Inputs and Outputs of the Alliance

The idea that NATO states not meeting the 2% of GDP defense spending minimum objective should be able to count alliance activity as a substitute for defense spending is so mind boggling in its stupidity that I can't believe it continues to be raised by serious people.

Are you effing kidding me?

Take a glance at NATO’s defense spending statistics, and Denmark looks like a mediocre member. Last year, the Scandinavian country spent 1.17 percent of GDP on defense, far below NATO’s 2-percent benchmark. But a closer look at the country’s military deployments reveals a rather different picture: Denmark is, in fact, a NATO starlet. Members’ contributions to alliance missions matter as much as their defense spending. We should encourage them to be more like Denmark.

Here we go again. If all this article is designed to do is to encourage spending and activity, that's great. Greece meets the alliance spending goal but isn't exactly a strong alliance participant because their spending is actually directed at nominal NATO ally Turkey.

But some want to be able to count activity in place of defense spending. This is insane. And if this article is part of that nonsense, the stupidity just won't die.

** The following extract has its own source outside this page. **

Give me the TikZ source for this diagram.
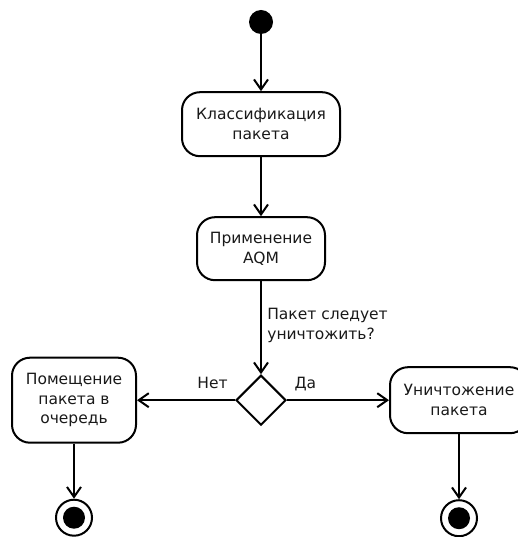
\documentclass[tikz,border=0pt]{standalone}
\usepackage{fontspec}
\setmainfont{DejaVu Sans}
\usetikzlibrary{arrows.meta, positioning, shapes.geometric}

\begin{document}
\begin{tikzpicture}[
    x=1pt, y=1pt,
    action/.style = {draw, line width=2pt, rounded corners=18pt, font=\fontsize{15.5}{19.5}\selectfont, text=black!90, align=center},
    decision/.style = {draw, diamond, line width=2pt, minimum width=50pt, minimum height=50pt, inner sep=0pt},
    startdot/.style = {circle, fill, minimum size=24pt, inner sep=0pt},
    enddot/.style = {circle, draw, line width=2pt, minimum size=36pt, inner sep=0pt, path picture={\fill (path picture bounding box.center) circle (11pt);}},
    flow/.style = {line width=2pt, -{Straight Barb[length=10pt, width=14pt, line width=2pt]}},
    lbl/.style = {font=\fontsize{15.5}{20}\selectfont, text=black!90, text depth=0pt},
  ]
  \useasboundingbox (0,0) rectangle (518,-537);
  \node[startdot] (start) at (261,-22) {};
  \node[action, minimum width=158pt, minimum height=64pt, below=57pt of start] (cls) {Классификация\\пакета};
  \node[action, minimum width=128pt, minimum height=63pt, below=59pt of cls] (aqm) {Применение\\AQM};
  \node[decision, below=93pt of aqm] (drop) {};
  \node[action, minimum width=124pt, minimum height=85pt, left=98pt of drop] (queue) {Помещение\\пакета в\\очередь};
  \node[action, minimum width=138pt, minimum height=66pt, right=102pt of drop] (kill) {Уничтожение\\пакета};
  \node[enddot, below=55pt of queue] (endq) {};
  \node[enddot, below=65pt of kill] (endk) {};

  \draw[flow] (start) -- (cls);
  \draw[flow] (cls) -- (aqm);
  \draw[flow] (aqm) -- node[lbl, right=2pt, align=left, pos=0.46] {Пакет следует\\уничтожить?} (drop);
  \draw[flow] (drop) -- node[lbl, above=7pt, pos=0.23] {Нет} (queue);
  \draw[flow] (drop) -- node[lbl, above=7pt, pos=0.18] {Да} (kill);
  \draw[flow] (queue) -- (endq);
  \draw[flow] (kill) -- (endk);
\end{tikzpicture}
\end{document}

Of freaking course alliance members are expected to contribute to common defense by participating in alliance actions. And Denmark's willingness to do that is great. Kudos, really.

But the NATO 2% spending goal is--open up the Duh Files for this one--a spending goal and not a combined Alliance Goodness Scale. If we could focus on minimum defense capabilities, great. But we can't so spending minimums are necessary to define.

As if defense spending is irrelevant to being able to participate effectively in NATO missions!

Are we to consider geography to give Portugal and Belgium monetary credit for being safely behind the lines while requiring Estonia, Latvia, and Norway to pony up a lot more in spending because they border Russia and require more help? (Although countries like that should be for their own self interest higher spenders than Portugal or Belgium, regardless of alliance goals.)

Being prepared to carry out collective defense as part of NATO through minimally adequate spending levels is a separate issue from contributing to collective defense missions and should not be conflated.

So stop that talk of substituting activity for defense spending. It's a really stupid argument and anyone making it should be embarrassed.